Standard Firearm, the Colt M4 Carbine

SHAH ALAM: Standard Fiream. Its appears that the Colt M4 Carbine is the standard firearm for the government with the latest user being, the Customs Department. The department bought 100 M4A1 Carbines for RM891,500 on Aug. 26. 2015.
Unfortunately as the police have not issued the licenses for the carbines, these automatic weapons remained in storage with (unnamed) distributor, according to the 2017 Auditor Generals Report.

The M4s are part of 659 firearms bought by the Customs between 2014 and 2015 costing some RM2.80 million. The other firearms purchased were 40 CZ Scorpion 3A1 submachine guns, and handguns – Glocks and CZ pistols.

RMAF personnel shooting the M4A1 Carbine, MAF Standard Rifle.
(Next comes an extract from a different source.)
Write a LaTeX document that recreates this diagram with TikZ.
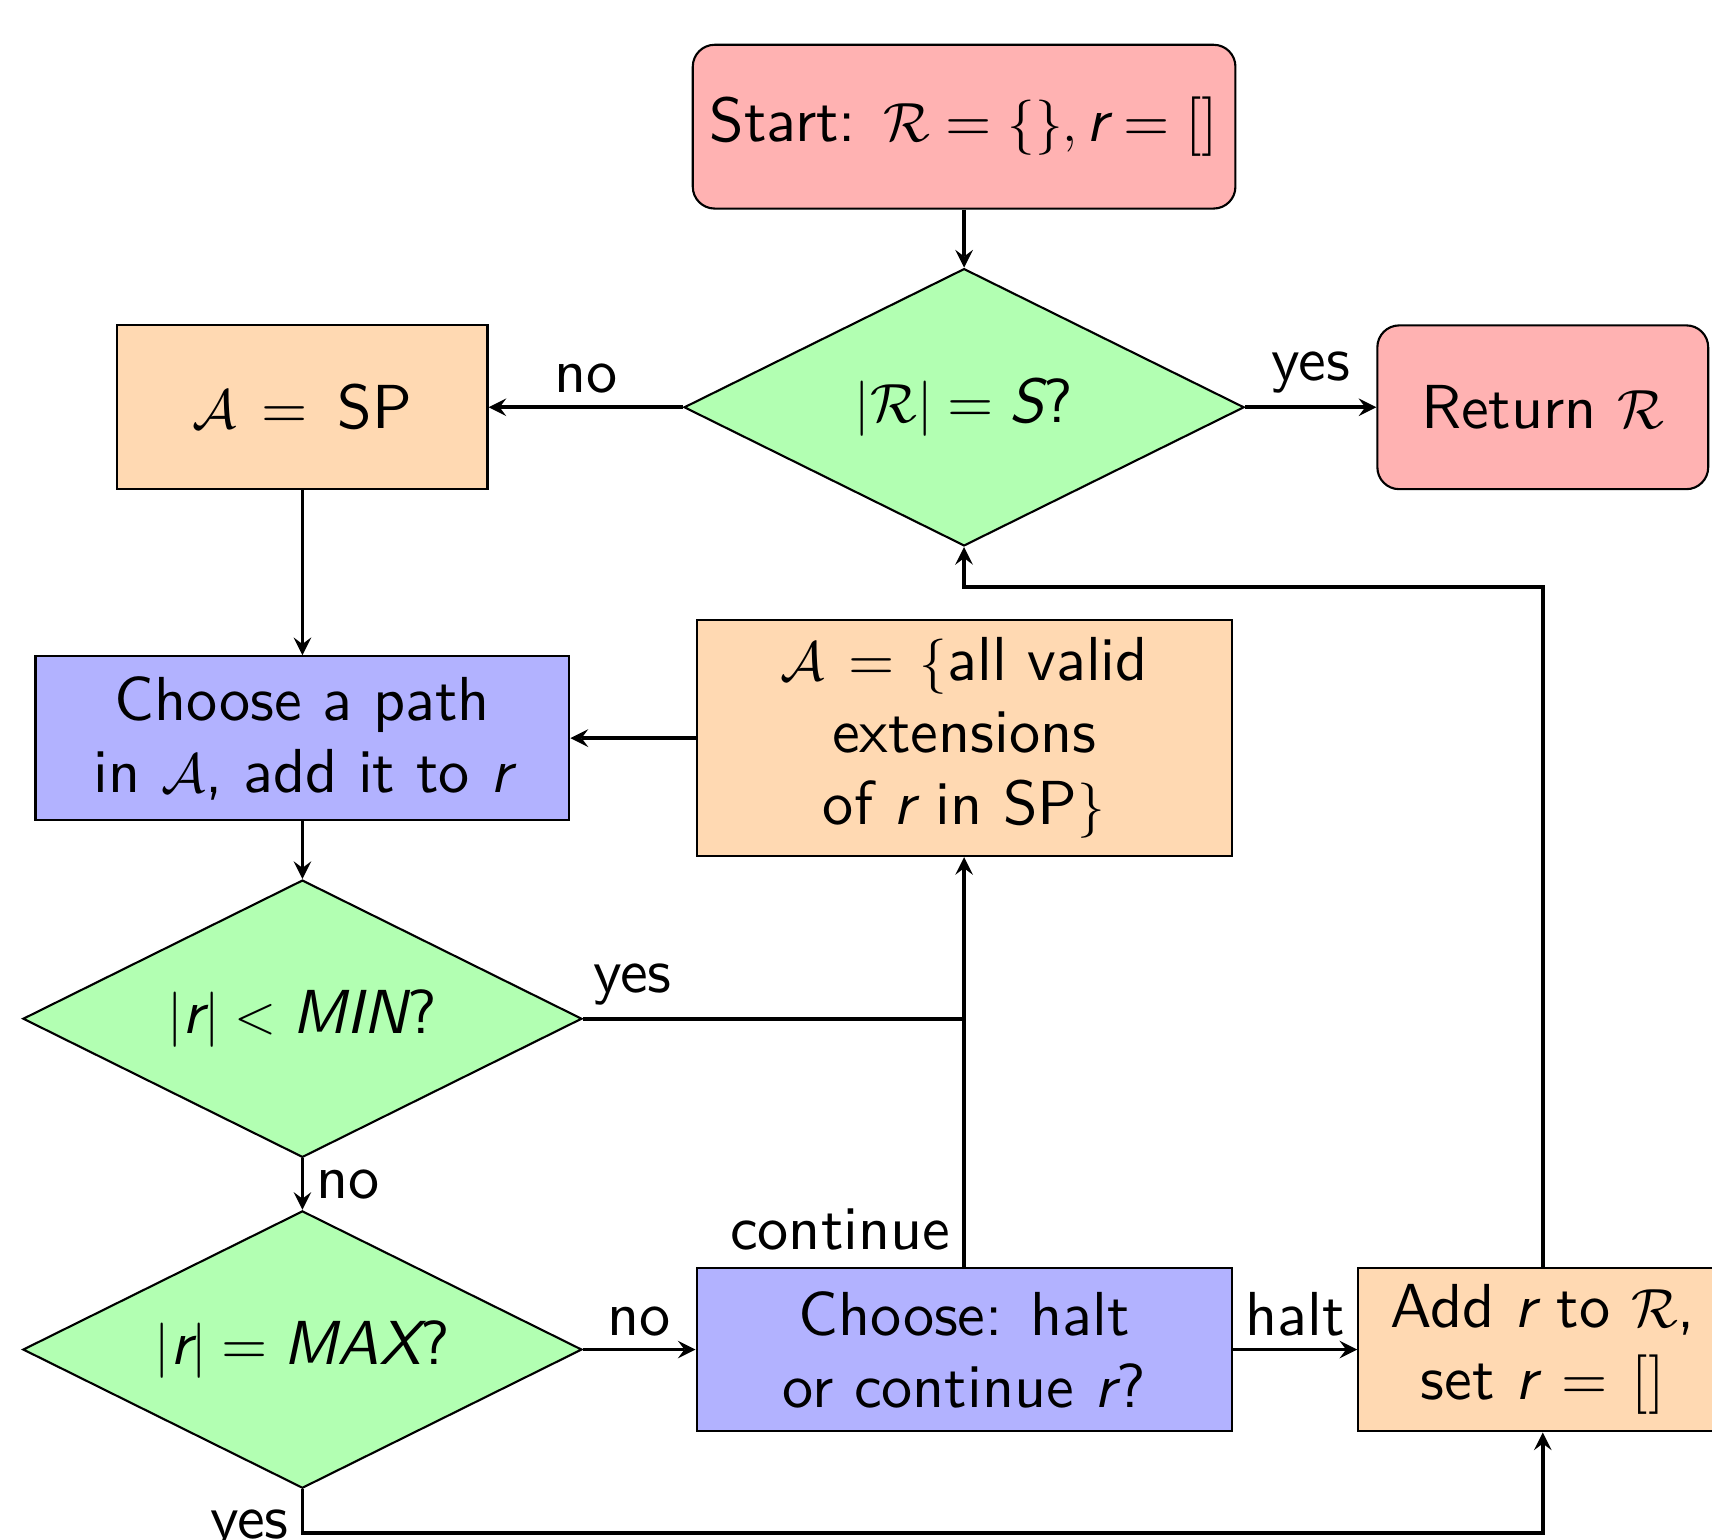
\documentclass[tikz,border=0pt]{standalone}
\usepackage{fontspec}
\setsansfont{lmsans10-regular}[Extension=.otf,Scale=1.045,ItalicFont=lmsans10-oblique,BoldFont=lmsans10-bold]
\usetikzlibrary{shapes.geometric}

% keep the 10pt design of the maths roman at large sizes
\DeclareFontShape{OT1}{cmr}{m}{n}{<-> cmr10}{}

% sans italic letters for the variables
\newcommand{\mv}[1]{\textit{#1}}

\begin{document}
\begin{tikzpicture}[
    font=\sffamily\fontsize{15.5}{18.8}\selectfont,
    every node/.style={line width=0.55pt},
    startstop/.style={rectangle,rounded corners=0.2cm,draw,fill=red!30,align=center,minimum height=1.5cm},
    process/.style={rectangle,draw,fill=orange!30,align=center,minimum height=1.5cm},
    choice/.style={rectangle,draw,fill=blue!30,align=center,minimum height=1.5cm},
    decision/.style={diamond,aspect=2,draw,fill=green!30,inner sep=0pt,minimum width=5.12cm,minimum height=2.54cm},
    arrow/.style={->,>=stealth,line width=1pt}]

    \useasboundingbox (0,0) rectangle (15.68,-14.10);

    \node[startstop,minimum width=4.97cm] (start) at (8.83,-1.16) {Start: $\mathcal{R} = \{\}, \mv{r} = []$};
    \node[decision,minimum width=5.13cm] (full) at (8.83,-3.73) {$|\mathcal{R}| = \mv{S}$?};
    \node[process,minimum width=3.39cm] (sp) at (2.77,-3.73) {$\mathcal{A}\,=\,$ SP};
    \node[startstop,minimum width=3.03cm] (ret) at (14.13,-3.73) {Return $\mathcal{R}$};
    \node[choice,minimum width=4.89cm] (pick) at (2.77,-6.76) {Choose a path\\ in $\mathcal{A}$, add it to $\mv{r}$};
    \node[process,minimum width=4.9cm,minimum height=2.16cm] (ext) at (8.83,-6.76) {$\mathcal{A}\,=\,\{$all valid\\ extensions\\ of $\mv{r}$ in SP$\}$};
    \node[decision] (min) at (2.77,-9.33) {$|\mv{r}| < \mv{MIN}$?};
    \node[decision] (max) at (2.77,-12.36) {$|\mv{r}| = \mv{MAX}$?};
    \node[choice,minimum width=4.9cm] (halt) at (8.83,-12.36) {Choose: halt\\ or continue $\mv{r}$?};
    \node[process,minimum width=3.38cm] (add) at (14.13,-12.36) {Add $\mv{r}$ to $\mathcal{R}$,\\ set $\mv{r}\,=\,[]$};

    \draw[arrow] (start) -- (full);
    \draw[arrow] (full.west) -- node[above] {no} (sp.east);
    \draw[arrow] (full.east) -- node[above] {yes} (ret.west);
    \draw[arrow] (sp) -- (pick);
    \draw[arrow] (ext) -- (pick);
    \draw[arrow] (pick) -- (min);
    \draw[line width=1pt] (min.east) -- node[above,pos=0.13] {yes} (min.east -| ext.south);
    \draw[arrow] (min) -- node[right] {no} (max);
    \draw[arrow] (max.east) -- node[above] {no} (halt.west);
    \draw[arrow] (halt) -- node[left,pos=0.09] {continue} (ext);
    \draw[arrow] (halt) -- node[above] {halt} (add);
    \draw[arrow] (max.south) -- node[left,pos=0.95] {yes} ++(0,-0.4) -| (add.south);
    \draw[arrow] (add.north) |- ([yshift=-0.37cm]full.south) -- (full.south);
\end{tikzpicture}
\end{document}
Apart from the M4 Carbines (in 5.56mm) another 204 firearms remained in storage – likely including 40 CZ Scorpion sub-machineguns and the Glock and CZ handguns – as Customs had failed to obtain the licenses for them, says the AG report.
Police personnel from the now disbanded Special Task Force Against Gambling parade with the CZ Scorpion EVO 3A1 at the PDRM 211th anniversary in March, this year.
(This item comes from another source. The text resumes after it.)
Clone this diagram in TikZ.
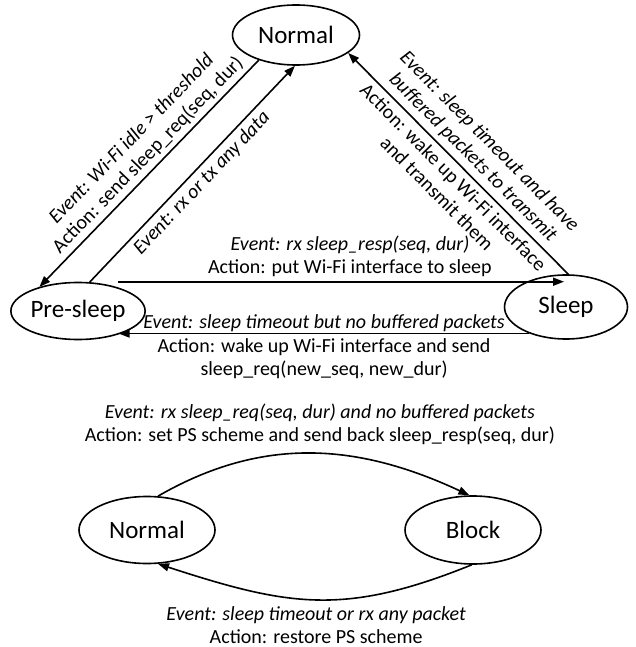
\documentclass[tikz,border=0pt]{standalone}
\usepackage{fontspec}
\setmainfont{Carlito}
\usetikzlibrary{arrows.meta,shapes.geometric}

\begin{document}
\begin{tikzpicture}[x=1pt,y=-1pt,
  state/.style={draw, ellipse, line width=1.6pt, minimum width=127pt, minimum height=60pt, inner sep=0pt, font=\fontsize{25}{30}\selectfont},
  trans/.style={line width=1.6pt, -{Triangle[length=11pt,width=8pt]}},
  lbl/.style={font=\fontsize{20}{23}\selectfont, align=center, inner sep=4pt},
  ev/.style={lbl, font=\fontsize{20}{23}\selectfont\itshape}]
\useasboundingbox (0,0) rectangle (636,647);

%Shape: Ellipse
\node[state] (normal) at (296,35) {Normal};
%Shape: Ellipse
\node[state, minimum height=57pt] (presleep) at (78,311) {Pre-sleep};
%Shape: Ellipse
\node[state, minimum width=123pt, minimum height=64pt] (sleep) at (566,307) {Sleep};

%Straight Lines
\draw[trans] (normal.214) -- node[lbl, sloped, above, pos=0.46] (idle) {\textit{Event: Wi-Fi idle > threshold}\\Action: send sleep\_req(seq, dur)} (presleep.148);
%Straight Lines
\draw[trans] (presleep.68) -- node[ev, sloped, below, midway] (anydata) {Event: rx or tx any data} (normal.268);
%Straight Lines
\draw[trans] (sleep.86) -- node[ev, sloped, above, inner sep=5pt, pos=0.48] (timeout) {Event: sleep timeout and have\\buffered packets to transmit}
  node[lbl, sloped, below, inner sep=5pt, pos=0.48] (wakeup) {Action: wake up Wi-Fi interface\\and transmit them} (normal.341);
%Straight Lines
\draw[trans] ([xshift=40pt]presleep.north) -- node[lbl, above, pos=0.52] (resp) {\textit{Event: rx sleep\_resp(seq, dur)}\\Action: put Wi-Fi interface to sleep} ([xshift=40pt]presleep.north -| sleep.150);
%Straight Lines
\draw[trans] (sleep.216) -- node[ev, above, inner sep=1pt, midway] (nobuf) {Event: sleep timeout but no buffered packets}
  node[lbl, below, midway] (newreq) {Action: wake up Wi-Fi interface and send\\sleep\_req(new\_seq, new\_dur)} (sleep.216 -| presleep.-30);

%Shape: Ellipse
\node[state, minimum width=136pt, minimum height=67pt] (normalb) at (147,530) {Normal};
%Shape: Ellipse
\node[state, minimum width=136pt, minimum height=68pt] (block) at (473,530) {Block};

%Curve Lines
\draw[trans] (normalb.72) to[out=30, in=155] node[lbl, midway, above=4pt, xshift=8pt] (setps) {\textit{Event: rx sleep\_req(seq, dur) and no buffered packets}\\Action: set PS scheme and send back sleep\_resp(seq, dur)} (block.96);
%Curve Lines
\draw[trans] (block.268) to[out=202, in=-18, looseness=1.12] node[lbl, midway, below=5pt, inner sep=1pt] (restore) {\textit{Event: sleep timeout or rx any packet}\\Action: restore PS scheme} (normalb.288);

\end{tikzpicture}
\end{document}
While the licenses for the handguns are under process – each must be approved individually, by the state police chiefs as mandated by the Firearms Act – it appears that there is an impasse on distribution of the M4 and the Scorpion to Customs officers.
CZ P-07 pistol, 150 of these handguns were bought by Customs Department.

Customs purchased these automatic weapons on its interpretation of a government gazette that allowed their issuance to its officers – under the authority of its directors at the headquarters, state including Labuan and training institute level . However, the police is saying that only the custom’s director, state director including Labuan and the training institute could be armed with the automatic weapons.
Glock G26 sub compact pistol. Customs bought 95 of these handguns.

The AG report says that the Customs is appealing to the police though as off December last year, Customs have yet to distribute most of the firearms to the assigned officers tasked with enforcement duties. it must be noted that the AG report stated that they believed that the Customs had failed to adhere to the law for purchasing the firearms without getting the licenses from the police as mandated by the law.
CZ Scorpion EVO 3A1.

Apart from the Customs travails, the AG report also highlighted the delay in completing the facilities at two Army camps, Kem Batu 10 Kuantan and Kem Sunggala, Port Dickson. The report did not say anything on the work at Kem Lapangan Terbang, Sungai Petani, Kedah although it stated that the camp was also to be equipped with new facilities from garages and other facilities as part of the procurement of the Gempita 8X8 vehicles for the Army.
The main gate of Kem Sunggala, Port Dickson. 2 Armor FB

As you are aware the camps are those of the 1 Kor Armor Di Raja, 2 Kor Armor Di Raja and Batalion ke 19, Askar Melayu Di Raja. Even though all three units already received their Gempitas – 118 units delivered as off April, 2018 – the facilities at the Kuantan and Port Dickson remained incomplete as off, December, 2017.
Two Gempitas of 2 Armor during a parade in 2016. 2 Armor FB

The report says due to the incomplete work, both units had to store their vehicles in current facilities and the units had also to store essential equipment in other buildings. It must be noted that as the end users, the Defence Ministry and Army could not be faulted for the debacle as the awards of the projects and responsibility rested with the Public Works Department and the Works Ministry.
2 Armor troops with their Gempitas at the recent the Armour Corps anniversary parade. 2 Armor

It must also be noted that the procurement of new assets are not limited to the equipment but also new facilities to accomodate them. Hence the procurement cost is just one part of the equation.